The Australian-born singer’s often mordant humor even allowed him to dedicate the next song to the interloper, crying out, “This one’s for you, motherfucker!” as he launched into “Hand of God.”
Like James Bond meets Patti Smith, it’s hard to imagine Cave, with his lovely combination of suavity and gift for deep human connection, ever striking a false chord. And this show, his first of four in New York City, didn’t disappoint, even if he eschewed his most well-known song, “Red Right Hand.” His “Freebird,” if you will, came out in 1994, and enjoys resurgences thanks to covers (Iggy Pop, Snoop Dogg), and use in other media (the Scream movies and Peaky Blinders).
But there was no shortage of murder ballads and heartrending but perfectly wrought aural drama in a well-paced, 20-song set that included two encores. Warren Ellis, the multi-instrumentalist who has been with Cave since 1994, provided a perfect, almost shambolic foil to Cave’s commanding presence. Dramatic vocal layers and solos from the trio of backup singers, along with a multi-instrumentalist on, variously, keyboards, bass, and drums, meshed with a sometimes-ambient musicality to create an immersive experience.

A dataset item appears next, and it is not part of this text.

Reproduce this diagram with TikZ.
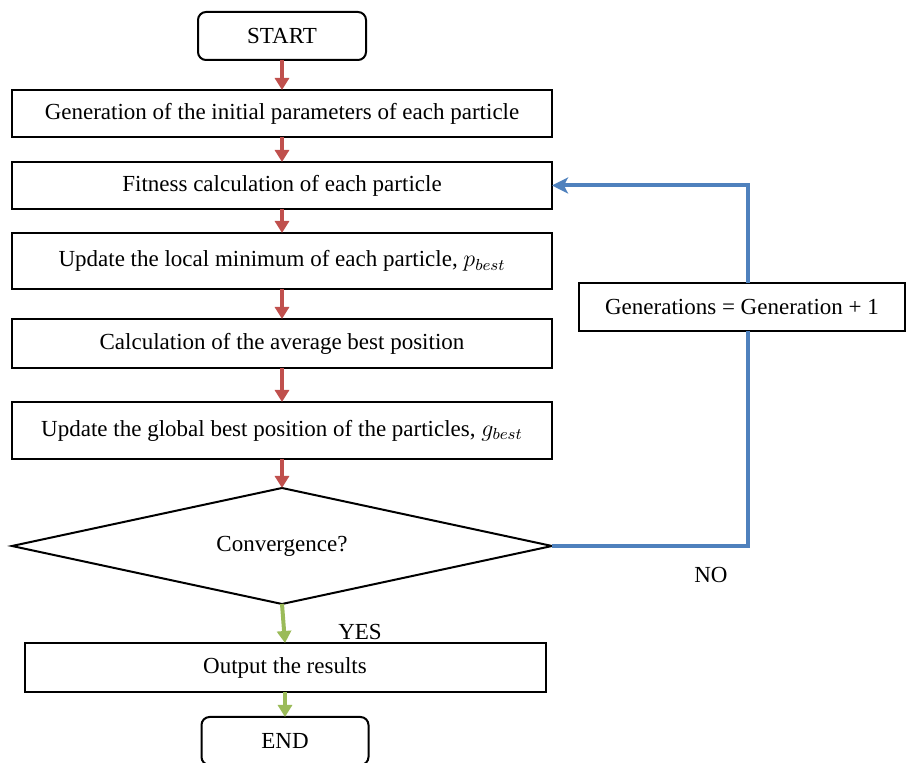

The quirky intelligence and humor that spawns lyrical bon mots such as “We’ve bred all our kittens white / So you can see them in the night” is equally devastating when it comes to human foibles. Along with excoriating white hunters in “White Elephant,” Cave dedicated “Galleon Ship” to Ukraine, and had a kind remembrance of the late Hal Willner through a somewhat somnolent cover of “Cosmic Dancer,” from the Willner-conceived T. Rex tribute LP Angelheaded Hipster: The Songs of Marc Bolan & T. Rex.
Much of the set comprised tracks from 2021’s Carnage and 2019’s Ghosteen, the almost unbearably powerful and haunting LP written as Cave attempted to process the 2015 death of his teenage son Arthur. From set openers “Spinning Song” and “Bright Horses”—a soundtrack to sadness—the mood lifted at times, including the balcony audience singing along to, of course, “Balcony.” Cave doesn’t truck only in sadness; he’s equally as potent when it comes to hope, longing, intense romantic love, and humor. But no matter the musical or lyrical approach, Cave managed to create a mise-en-scène of the mind. Carnage’s title track, with its pervasive shimmering melancholy, is a soundscape as evocative and provocative as a David Lynch film, the very lyrics—“This song is like a rain cloud / That keeps circling overhead”—doing a better job of description than any critic could.